> STATED EXERCISE
Below are some entries. Transcribe the lines from the one holding "Convert this chart to D3.js code." to the one holding "0.0063, 0.0063, 0.0063];", inclusive, but not the pictures among them.

> PROVIDED DATA

________________________

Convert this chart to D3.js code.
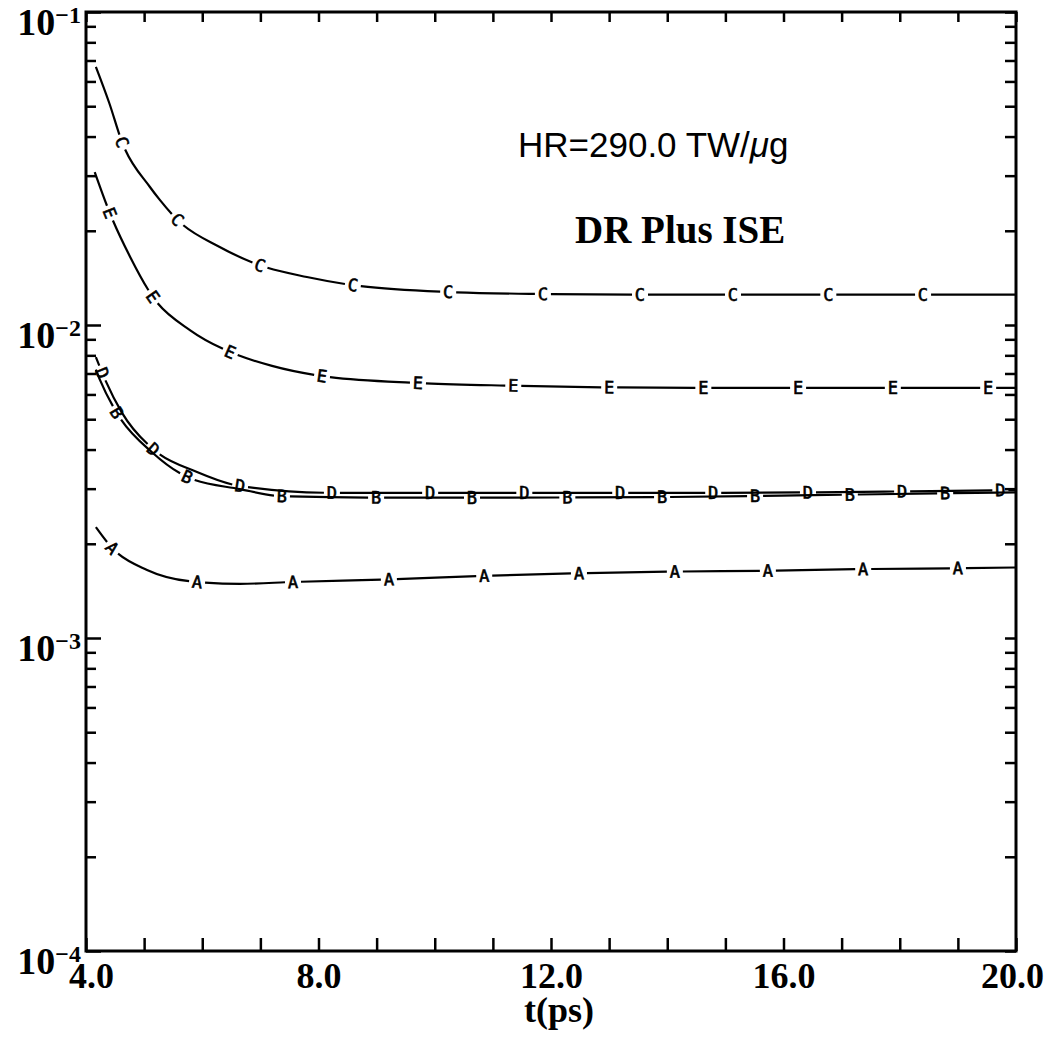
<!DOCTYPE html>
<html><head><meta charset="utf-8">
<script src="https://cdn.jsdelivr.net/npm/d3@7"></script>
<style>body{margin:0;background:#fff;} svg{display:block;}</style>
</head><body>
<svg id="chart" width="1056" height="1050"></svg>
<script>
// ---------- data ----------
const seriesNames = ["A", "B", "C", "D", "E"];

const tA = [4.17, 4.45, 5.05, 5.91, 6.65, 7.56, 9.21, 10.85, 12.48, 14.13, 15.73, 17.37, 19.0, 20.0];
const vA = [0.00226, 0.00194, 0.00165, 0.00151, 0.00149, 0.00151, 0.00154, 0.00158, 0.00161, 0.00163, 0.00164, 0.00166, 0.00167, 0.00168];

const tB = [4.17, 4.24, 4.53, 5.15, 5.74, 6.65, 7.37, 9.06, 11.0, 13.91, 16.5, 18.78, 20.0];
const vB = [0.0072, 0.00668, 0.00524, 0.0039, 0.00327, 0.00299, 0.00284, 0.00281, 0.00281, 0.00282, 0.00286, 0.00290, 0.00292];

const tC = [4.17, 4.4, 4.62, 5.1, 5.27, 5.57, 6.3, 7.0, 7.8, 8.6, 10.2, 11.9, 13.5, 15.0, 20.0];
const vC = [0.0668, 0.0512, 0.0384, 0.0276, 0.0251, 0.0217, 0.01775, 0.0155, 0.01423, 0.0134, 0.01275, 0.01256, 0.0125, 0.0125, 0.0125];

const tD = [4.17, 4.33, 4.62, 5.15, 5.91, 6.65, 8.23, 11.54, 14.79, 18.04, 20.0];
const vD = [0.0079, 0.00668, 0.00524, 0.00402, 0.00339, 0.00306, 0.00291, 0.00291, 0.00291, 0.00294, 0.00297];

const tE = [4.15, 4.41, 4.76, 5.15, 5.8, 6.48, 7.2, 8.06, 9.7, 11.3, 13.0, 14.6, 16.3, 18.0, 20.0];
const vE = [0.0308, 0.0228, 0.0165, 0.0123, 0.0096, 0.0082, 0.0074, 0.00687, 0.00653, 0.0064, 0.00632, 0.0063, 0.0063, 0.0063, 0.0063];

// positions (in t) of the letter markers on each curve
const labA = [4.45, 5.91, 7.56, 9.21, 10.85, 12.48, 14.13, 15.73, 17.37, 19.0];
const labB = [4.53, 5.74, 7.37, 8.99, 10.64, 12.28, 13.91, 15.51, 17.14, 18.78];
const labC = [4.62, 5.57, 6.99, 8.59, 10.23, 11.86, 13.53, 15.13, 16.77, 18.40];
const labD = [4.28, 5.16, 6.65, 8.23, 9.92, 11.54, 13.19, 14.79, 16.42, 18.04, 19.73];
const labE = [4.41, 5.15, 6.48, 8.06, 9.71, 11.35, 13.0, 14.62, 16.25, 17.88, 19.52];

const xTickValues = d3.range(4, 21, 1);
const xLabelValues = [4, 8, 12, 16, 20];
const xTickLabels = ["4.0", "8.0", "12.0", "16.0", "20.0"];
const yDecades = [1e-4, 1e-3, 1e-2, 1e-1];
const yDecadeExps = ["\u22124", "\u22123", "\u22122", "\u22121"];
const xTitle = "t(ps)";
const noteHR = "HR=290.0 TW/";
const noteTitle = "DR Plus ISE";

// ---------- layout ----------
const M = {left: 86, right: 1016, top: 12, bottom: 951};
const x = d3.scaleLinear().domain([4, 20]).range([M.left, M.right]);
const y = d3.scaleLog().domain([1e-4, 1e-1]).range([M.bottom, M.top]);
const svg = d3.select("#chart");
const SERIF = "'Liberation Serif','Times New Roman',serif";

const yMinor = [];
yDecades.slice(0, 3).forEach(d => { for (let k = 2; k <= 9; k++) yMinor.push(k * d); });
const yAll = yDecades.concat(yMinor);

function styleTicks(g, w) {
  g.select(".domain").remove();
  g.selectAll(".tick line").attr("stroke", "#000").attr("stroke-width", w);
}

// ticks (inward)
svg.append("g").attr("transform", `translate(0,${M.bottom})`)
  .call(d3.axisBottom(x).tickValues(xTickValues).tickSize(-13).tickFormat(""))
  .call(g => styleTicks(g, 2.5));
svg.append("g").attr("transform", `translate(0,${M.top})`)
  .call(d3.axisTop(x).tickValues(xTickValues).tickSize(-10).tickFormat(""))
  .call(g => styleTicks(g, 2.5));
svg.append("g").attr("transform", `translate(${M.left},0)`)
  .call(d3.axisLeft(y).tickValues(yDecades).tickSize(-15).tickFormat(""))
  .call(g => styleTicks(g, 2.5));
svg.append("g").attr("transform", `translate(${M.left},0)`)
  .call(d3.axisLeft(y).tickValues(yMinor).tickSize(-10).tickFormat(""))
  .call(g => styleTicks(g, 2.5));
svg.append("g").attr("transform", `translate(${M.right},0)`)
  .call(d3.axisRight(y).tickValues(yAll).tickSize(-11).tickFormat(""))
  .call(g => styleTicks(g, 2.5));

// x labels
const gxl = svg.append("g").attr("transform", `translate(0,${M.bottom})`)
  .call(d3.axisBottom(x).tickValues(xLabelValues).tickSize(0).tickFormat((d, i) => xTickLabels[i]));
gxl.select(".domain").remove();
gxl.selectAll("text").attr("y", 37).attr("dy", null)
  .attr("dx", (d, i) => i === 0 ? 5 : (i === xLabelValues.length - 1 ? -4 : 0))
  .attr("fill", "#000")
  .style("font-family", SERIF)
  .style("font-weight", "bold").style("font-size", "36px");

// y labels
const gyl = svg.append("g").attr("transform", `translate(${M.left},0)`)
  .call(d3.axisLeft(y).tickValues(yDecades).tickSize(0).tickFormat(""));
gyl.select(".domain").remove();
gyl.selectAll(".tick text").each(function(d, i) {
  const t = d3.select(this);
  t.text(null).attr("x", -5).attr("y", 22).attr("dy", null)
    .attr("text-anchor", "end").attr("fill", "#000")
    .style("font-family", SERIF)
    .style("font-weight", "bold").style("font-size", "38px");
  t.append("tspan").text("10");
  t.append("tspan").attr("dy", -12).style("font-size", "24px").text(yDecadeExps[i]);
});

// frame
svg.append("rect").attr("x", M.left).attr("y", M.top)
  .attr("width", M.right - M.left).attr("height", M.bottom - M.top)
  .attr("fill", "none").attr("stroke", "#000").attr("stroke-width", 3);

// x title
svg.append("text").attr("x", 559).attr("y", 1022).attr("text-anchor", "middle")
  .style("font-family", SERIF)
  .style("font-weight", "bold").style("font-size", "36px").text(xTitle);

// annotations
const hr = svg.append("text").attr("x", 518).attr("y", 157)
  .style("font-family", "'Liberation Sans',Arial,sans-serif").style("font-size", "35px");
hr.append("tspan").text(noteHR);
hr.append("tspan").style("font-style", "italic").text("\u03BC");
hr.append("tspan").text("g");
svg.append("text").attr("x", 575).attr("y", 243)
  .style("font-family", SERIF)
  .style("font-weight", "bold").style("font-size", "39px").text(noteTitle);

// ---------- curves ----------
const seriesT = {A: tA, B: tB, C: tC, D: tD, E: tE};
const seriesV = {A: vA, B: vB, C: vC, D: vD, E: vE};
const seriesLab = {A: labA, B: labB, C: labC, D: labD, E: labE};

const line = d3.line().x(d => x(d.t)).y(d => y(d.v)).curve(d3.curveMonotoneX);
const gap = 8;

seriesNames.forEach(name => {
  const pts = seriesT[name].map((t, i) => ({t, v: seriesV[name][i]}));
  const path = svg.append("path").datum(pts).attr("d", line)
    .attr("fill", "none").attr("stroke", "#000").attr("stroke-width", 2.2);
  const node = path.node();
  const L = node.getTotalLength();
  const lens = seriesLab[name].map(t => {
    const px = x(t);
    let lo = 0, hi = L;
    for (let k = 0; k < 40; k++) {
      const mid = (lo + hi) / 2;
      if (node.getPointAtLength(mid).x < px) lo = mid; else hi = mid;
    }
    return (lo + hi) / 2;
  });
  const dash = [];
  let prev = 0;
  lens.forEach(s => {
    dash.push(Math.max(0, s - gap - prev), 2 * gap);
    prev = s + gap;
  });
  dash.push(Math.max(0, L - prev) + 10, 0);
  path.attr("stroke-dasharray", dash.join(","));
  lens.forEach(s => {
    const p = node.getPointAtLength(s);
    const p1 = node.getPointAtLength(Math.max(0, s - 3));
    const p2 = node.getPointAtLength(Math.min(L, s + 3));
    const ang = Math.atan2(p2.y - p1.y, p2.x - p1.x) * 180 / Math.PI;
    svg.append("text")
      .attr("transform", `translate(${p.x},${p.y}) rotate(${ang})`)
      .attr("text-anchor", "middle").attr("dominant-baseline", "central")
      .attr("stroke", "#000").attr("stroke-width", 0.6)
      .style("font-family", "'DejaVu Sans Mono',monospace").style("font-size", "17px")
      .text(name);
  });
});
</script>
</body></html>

________________________

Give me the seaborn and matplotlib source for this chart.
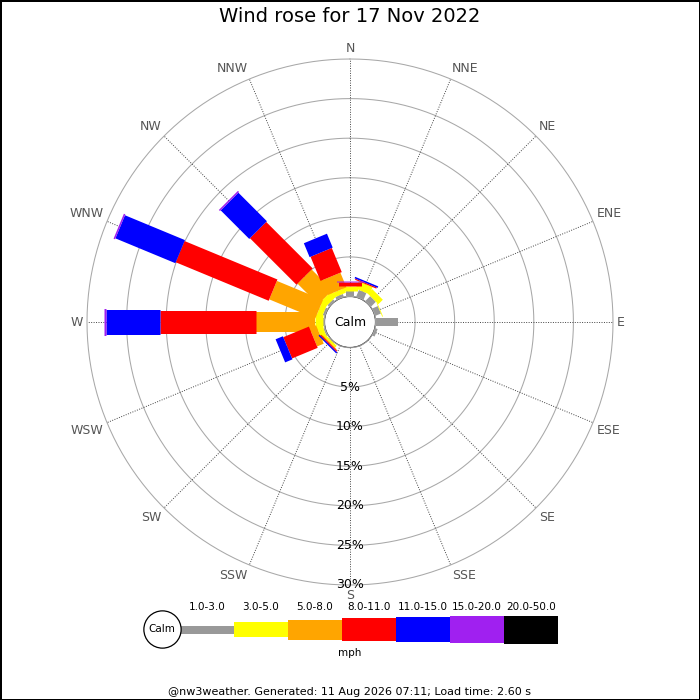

________________________

> EXERCISE SOLUTION
Convert this chart to D3.js code.
<!DOCTYPE html>
<html><head><meta charset="utf-8">
<script src="https://cdn.jsdelivr.net/npm/d3@7"></script>
<style>body{margin:0;background:#fff;} svg{display:block;}</style>
</head><body>
<svg id="chart" width="1056" height="1050"></svg>
<script>
// ---------- data ----------
const seriesNames = ["A", "B", "C", "D", "E"];

const tA = [4.17, 4.45, 5.05, 5.91, 6.65, 7.56, 9.21, 10.85, 12.48, 14.13, 15.73, 17.37, 19.0, 20.0];
const vA = [0.00226, 0.00194, 0.00165, 0.00151, 0.00149, 0.00151, 0.00154, 0.00158, 0.00161, 0.00163, 0.00164, 0.00166, 0.00167, 0.00168];

const tB = [4.17, 4.24, 4.53, 5.15, 5.74, 6.65, 7.37, 9.06, 11.0, 13.91, 16.5, 18.78, 20.0];
const vB = [0.0072, 0.00668, 0.00524, 0.0039, 0.00327, 0.00299, 0.00284, 0.00281, 0.00281, 0.00282, 0.00286, 0.00290, 0.00292];

const tC = [4.17, 4.4, 4.62, 5.1, 5.27, 5.57, 6.3, 7.0, 7.8, 8.6, 10.2, 11.9, 13.5, 15.0, 20.0];
const vC = [0.0668, 0.0512, 0.0384, 0.0276, 0.0251, 0.0217, 0.01775, 0.0155, 0.01423, 0.0134, 0.01275, 0.01256, 0.0125, 0.0125, 0.0125];

const tD = [4.17, 4.33, 4.62, 5.15, 5.91, 6.65, 8.23, 11.54, 14.79, 18.04, 20.0];
const vD = [0.0079, 0.00668, 0.00524, 0.00402, 0.00339, 0.00306, 0.00291, 0.00291, 0.00291, 0.00294, 0.00297];

const tE = [4.15, 4.41, 4.76, 5.15, 5.8, 6.48, 7.2, 8.06, 9.7, 11.3, 13.0, 14.6, 16.3, 18.0, 20.0];
const vE = [0.0308, 0.0228, 0.0165, 0.0123, 0.0096, 0.0082, 0.0074, 0.00687, 0.00653, 0.0064, 0.00632, 0.0063, 0.0063, 0.0063, 0.0063];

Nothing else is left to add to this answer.